Erschwerend kommt hinzu, dass die Sensibilisierungswege sehr unterschiedlich sein können. Bei Haustaubmilbenallergie oder Allergie gegen Schaben handelt es sich vorrangig um eine inhalative Allergie; auch die Aufnahme über die Haut beziehungsweise Schleimhaut ist denkbar. Bei klassischen Nahrungsmittelallergien steht dagegen die Aufnahme durch Ingestion, also über den Mund, im Vordergrund.


Was bedeutet das bezogen auf Kreuzreaktionen?

Holzhauser: Das bedeutet, dass inhalative Sensibilisierungen durch Haustaubmilben und Schaben denkbar sind, die dann zu allergischen Kreuzreaktionen bei Verzehr von Krustazeen oder Insekten führen können. Die Datenlage ist hierzu jedoch begrenzt. Inzwischen gibt es einige Erkenntnisse über Sensibilierungen und Allergien gegen Garnelen als Nahrungsmittelallergen, die zu allergischen Kreuzreaktionen mit Insekten als Lebensmittel führen können. In diesem Fall ist Ingestion die Route sowohl für die Sensibilisierung wie auch die Auslösung der allergischen Reaktion.

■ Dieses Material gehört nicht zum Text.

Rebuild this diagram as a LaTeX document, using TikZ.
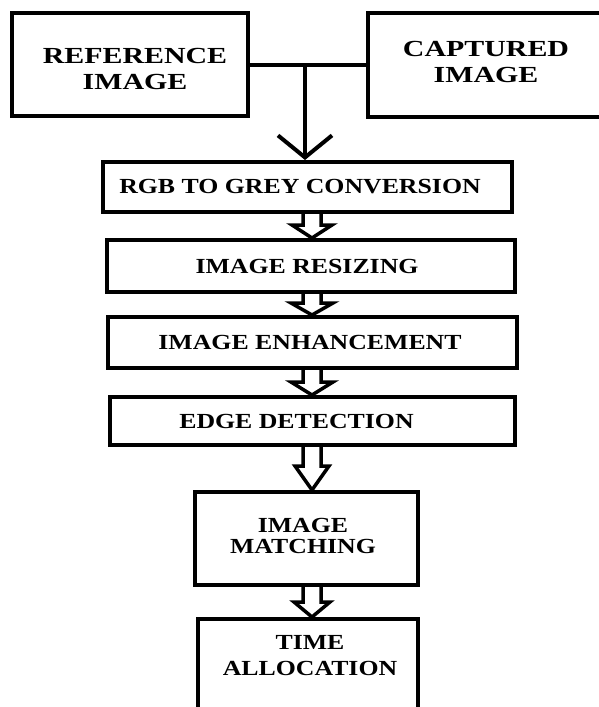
\documentclass[tikz,border=0pt]{standalone}
\usepackage{fontspec}
\setmainfont{Liberation Serif}[FakeStretch=1.2]
\newfontfamily\topfont{Liberation Serif}[FakeStretch=1.3]
\usetikzlibrary{arrows.meta,calc}
\newcommand\blockarrow[4]{%
  \coordinate (ba-t) at (312,0 |- #1.south);
  \coordinate (ba-b) at (312,0 |- #2.north);
  \draw[hollow] ($(ba-t)+(-9,0)$) -- ($(ba-b)+(-9,-#3)$) -- ($(ba-b)+(-#4,-#3)$)
     -- (ba-b) -- ($(ba-b)+(#4,-#3)$) -- ($(ba-b)+(9,-#3)$) -- ($(ba-t)+(9,0)$);
}
\begin{document}
\begin{tikzpicture}[x=1pt,y=-1pt,
  box/.style={draw, line width=4pt, rectangle, inner sep=0pt, align=center,
              font=\fontsize{21.5}{24}\selectfont\bfseries},
  txt/.style={inner sep=0pt, align=center, font=\fontsize{21.5}{26}\selectfont\bfseries},
  bigtxt/.style={inner sep=0pt, align=center, font=\topfont\fontsize{23}{26}\selectfont\bfseries},
  link/.style={line width=4pt},
  hollow/.style={line width=3.5pt, line join=miter}]
\useasboundingbox (0,0) rectangle (598,707);

\node[box, minimum width=236pt, minimum height=103pt] (ref) at (130,64.5) {};
\node[bigtxt] (reftxt) at (135,69) {REFERENCE\\IMAGE};
\node[box, minimum width=234pt, minimum height=104pt] (cap) at (485,65) {};
\node[bigtxt] (captxt) at (486,62) {CAPTURED\\IMAGE};
\node[box, minimum width=409pt, minimum height=50pt] (rgb) at (307.5,187) {RGB TO GREY CONVERSION\hspace*{15pt}};
\node[box, minimum width=408pt, minimum height=52pt] (res) at (311,266) {IMAGE RESIZING\hspace*{8pt}};
\node[box, minimum width=409pt, minimum height=51pt] (enh) at (312.5,342.5) {IMAGE ENHANCEMENT\hspace*{5pt}};
\node[box, minimum width=405pt, minimum height=48pt] (edge) at (312.5,421) {EDGE DETECTION\hspace*{32pt}};
\node[box, minimum width=223pt, minimum height=93pt] (match) at (306.5,538.5) {};
\node[txt, font=\fontsize{21.5}{21}\selectfont\bfseries] (matchtxt) at (303,535.5) {IMAGE\\MATCHING};
\node[box, minimum width=220pt, minimum height=100pt, anchor=north] (time) at (308,617) {};
\node[txt] (timetxt) at (310,656) {TIME\\ALLOCATION};

\coordinate (j) at (305,0 |- ref.east);
\draw[link] (ref.east) -- (cap.west |- ref.east);
\draw[link, -{Straight Barb[length=22pt,width=54pt]}] (j) -- (j |- rgb.north);

\blockarrow{rgb}{res}{13}{20}
\blockarrow{res}{enh}{12}{21}
\blockarrow{enh}{edge}{13}{21}
\blockarrow{edge}{match}{24}{17}
\blockarrow{match}{time}{15}{18}
\end{tikzpicture}
\end{document}
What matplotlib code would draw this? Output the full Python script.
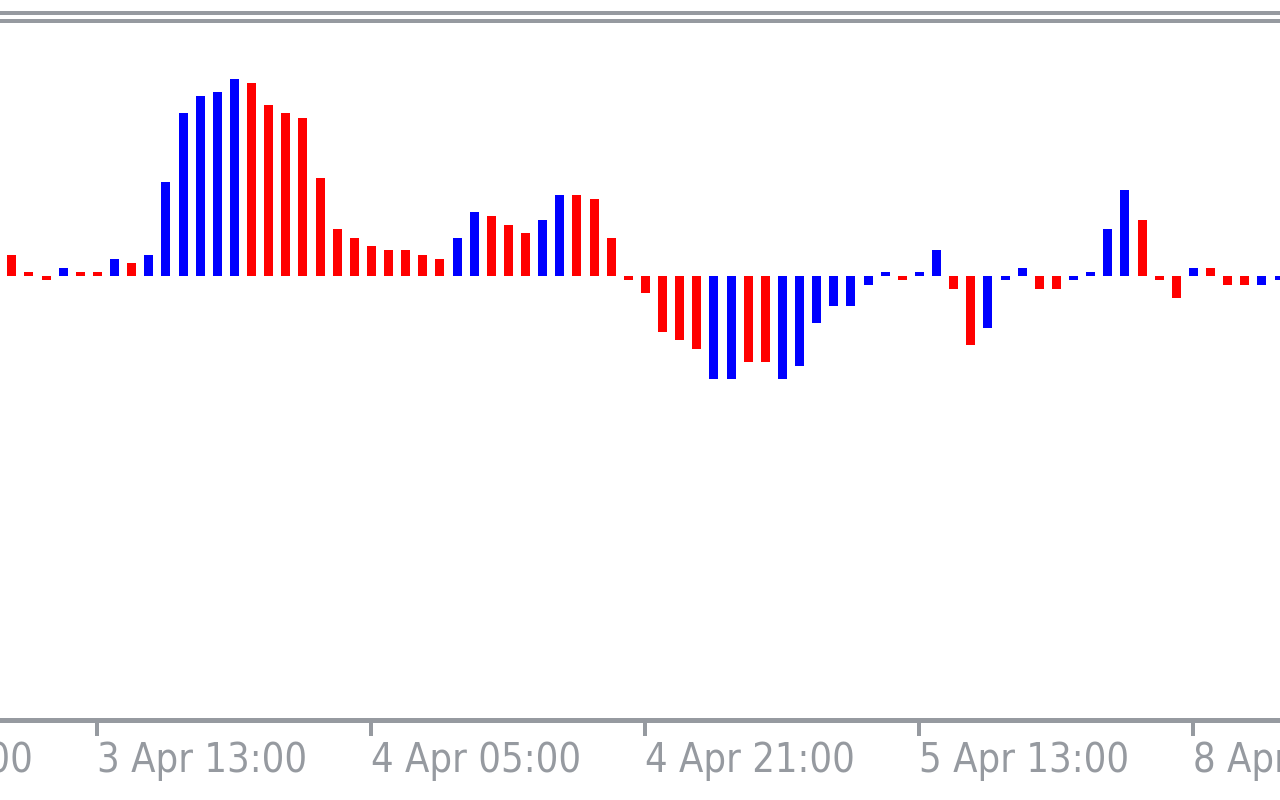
import matplotlib
matplotlib.use("Agg")
import matplotlib.pyplot as plt
import matplotlib.transforms as mtransforms
from matplotlib.lines import Line2D

# histogram values, one bar per hour (indicator units)
values = [
    21, 4, -4, 8, 4, 4, 17, 13, 21, 94,
    163, 180, 184, 197, 193, 171, 163, 158, 98, 47,
    38, 30, 26, 26, 21, 17, 38, 64, 60, 51,
    43, 56, 81, 81, 77, 38, -4, -17, -56, -64,
    -73, -103, -103, -86, -86, -103, -90, -47, -30, -30,
    -9, 4, -4, 4, 26, -13, -69, -52, -4, 8,
    -13, -13, -4, 4, 47, 86, 56, -4, -22, 8,
    8, -9, -9, -9, -4,
]
# 'b' = blue bar, 'r' = red bar
bar_colors = (
    "rrrbrrbrbb"
    "bbbbrrrrrr"
    "rrrrrrbbrr"
    "rbbrrrrrrr"
    "rbbrrbbbbb"
    "bbrbbrrbbb"
    "rrbbbbrrrb"
    "rrrbb"
)
tick_pos = [5, 21, 37, 53, 69]
tick_labels = ["3 Apr 13:00", "4 Apr 05:00", "4 Apr 21:00",
               "5 Apr 13:00", "8 Apr 05:00"]
# label of the tick just left of the view, only its tail shows
prev_pos = -11
prev_label = "2 Apr 21:00"

GRAY = "#969aa0"
W, H = 1280, 800
DPI = 100
PX = 72.0 / DPI  # points per pixel
FONT = ["Liberation Sans Narrow", "DejaVu Sans"]
FSIZE = 28.5

fig = plt.figure(figsize=(W / DPI, H / DPI), dpi=DPI)
fig.patch.set_facecolor("white")

# axes spans the full width, from the top frame lines to the time axis
ax_top, ax_bot = 13, 720
ax = fig.add_axes([0, (H - ax_bot) / H, 1, (ax_bot - ax_top) / H])

cmap = {"b": "#0000ff", "r": "#ff0000"}
x = list(range(len(values)))
ax.bar(x, values, width=0.526, color=[cmap[c] for c in bar_colors],
       linewidth=0, zorder=2)

for s in ["top", "left", "right"]:
    ax.spines[s].set_visible(False)
ax.spines["bottom"].set_color(GRAY)
ax.spines["bottom"].set_linewidth(5 * PX)
ax.set_yticks([])

tick_len = 16
pad = 5
ax.set_xticks(tick_pos)
ax.set_xticklabels(tick_labels, ha="left")
ax.tick_params(axis="x", length=tick_len * PX, width=4 * PX, color=GRAY,
               direction="out", pad=pad * PX, labelcolor=GRAY,
               labelsize=FSIZE)
for lbl in ax.get_xticklabels():
    lbl.set_fontfamily(FONT)
    lbl.set_fontstretch("condensed")
    lbl.set_clip_on(False)

# 17.125 px per bar, first bar centred at 11.8 px (set after ticks)
pitch = 17.125
x0 = 11.8
ax.set_xlim(-x0 / pitch, (W - x0) / pitch)
zero_y = 276
ax.set_ylim(-(ax_bot - zero_y), zero_y - ax_top)

# cut-off label at the left edge, placed like a tick label
trans = mtransforms.blended_transform_factory(ax.transData, ax.transAxes)
trans = trans + mtransforms.ScaledTranslation(
    0, -(tick_len + pad) / DPI, fig.dpi_scale_trans)
ax.text(prev_pos, 0, prev_label, transform=trans, ha="left", va="top",
        color=GRAY, fontsize=FSIZE, fontfamily=FONT,
        fontstretch="condensed", clip_on=False)

# the two grey frame lines along the top
for y in (13, 21):
    fig.add_artist(Line2D([0, 1], [1 - y / H, 1 - y / H],
                          transform=fig.transFigure, color=GRAY,
                          linewidth=4 * PX, solid_capstyle="butt"))

fig.savefig("out.png", dpi=DPI, facecolor="white")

Können Sie Beispiele für allergische Reaktionen auf Insekten nennen?

Holzhauser: In der klinisch-allergologischen Fachliteratur sind einzelne Episoden allergischer Reaktionen nach Verzehr von Insekten beschrieben worden. Beispielsweise wurden allergische Reaktionen nach dem Verzehr der Seidenspinnerraupe, von Sagowurm, also der Larve eines Rüsselkäfers, oder von Mopanewurm, einer Schmetterlingsraupe, beschrieben. Die Fälle stammen insbesondere aus Asien oder Afrika, wo Insekten und deren Larven traditionell verzehrt werden. Es handelt sich dabei häufig um wildgefangene Insekten. Auslöser der allergischen Reaktionen sind in jedem Fall allergene Proteine der Insekten, die zum einen selbst zu einer Sensibilisierung führen können, oder aufgrund bestehender Allergien gegen andere Gliederfüsser wie Garnelen oder Krebse allergische Kreuzreaktionen auslösen können. Das Spektrum der allergischen Reaktionen kann wie bei anderen Nahrungsmittelallergien von milden, lokal begrenzten Reaktionen wie Hautausschlag oder Lippenschwellung hin zu schweren, systemischen Reaktion reichen, die mehrere Organe betreffen. Dies kann dann in Einzelfällen zum lebensbedrohlichen anaphylaktischen Schock führen.


Gibt es bereits wissenschaftliche Studien zu dieser Thematik?

Holzhauser: Systematische Studien zur Insektenallergie als Nahrungsmittelallergie sind rar. Eine relativ aktuelle niederländische Studie (Broekman H et al., 2016, J Allergy Clin Immunol 137(4):1261 / Anm. d. Red.) wurde nach dem derzeit besten klinischen Standard, der doppelblinden plazebokontrollierten oralen Provokation (DBPCFC, double-blind placebo-controlled food challenge / Anm. d. Red.) durchgeführt. Untersucht wurden Garnelenallergiker beziehungsweise Allergiker mit Garnelen- und Haustaubmilbenallergie, die nach bestem Wissen bislang kein Mehlwurmprotein verzehrten. Die Studie konnte zeigen, dass die Garnelenallergiker auch nach dem Verzehr von Mehlwürmern allergisch reagierten, also durch Tenebrio molitor, eine Käferlarve. Von fünfzehn getesteten Garnelenallergikern reagierten dreizehn positiv auf die Mehlwürmer. Wenn auch die Anzahl der Studienteilnehmer gering war, ist eine deutliche Tendenz zur allergischen Kreuzreaktion mit Mehlwürmern nach Sensibilisierung gegen Garnelen beziehungsweise Hausstaubmilben sichtbar. Objektive allergische Reaktionen waren ab etwa 0,2 Gramm Mehlwurmprotein zu beobachten. Bei vier der dreizehn positiv getesteten Allergiker lagen zudem Informationen über Auslösemengen von Garnelenprotein vor. Die Autoren kamen zu dem Schluss, dass in diesen vier Patienten die Auslöseschwellen wie auch der Schweregrad der Symptome nach Garnelenprovokation beziehungsweise Mehlwurmprovokation vergleichbar waren.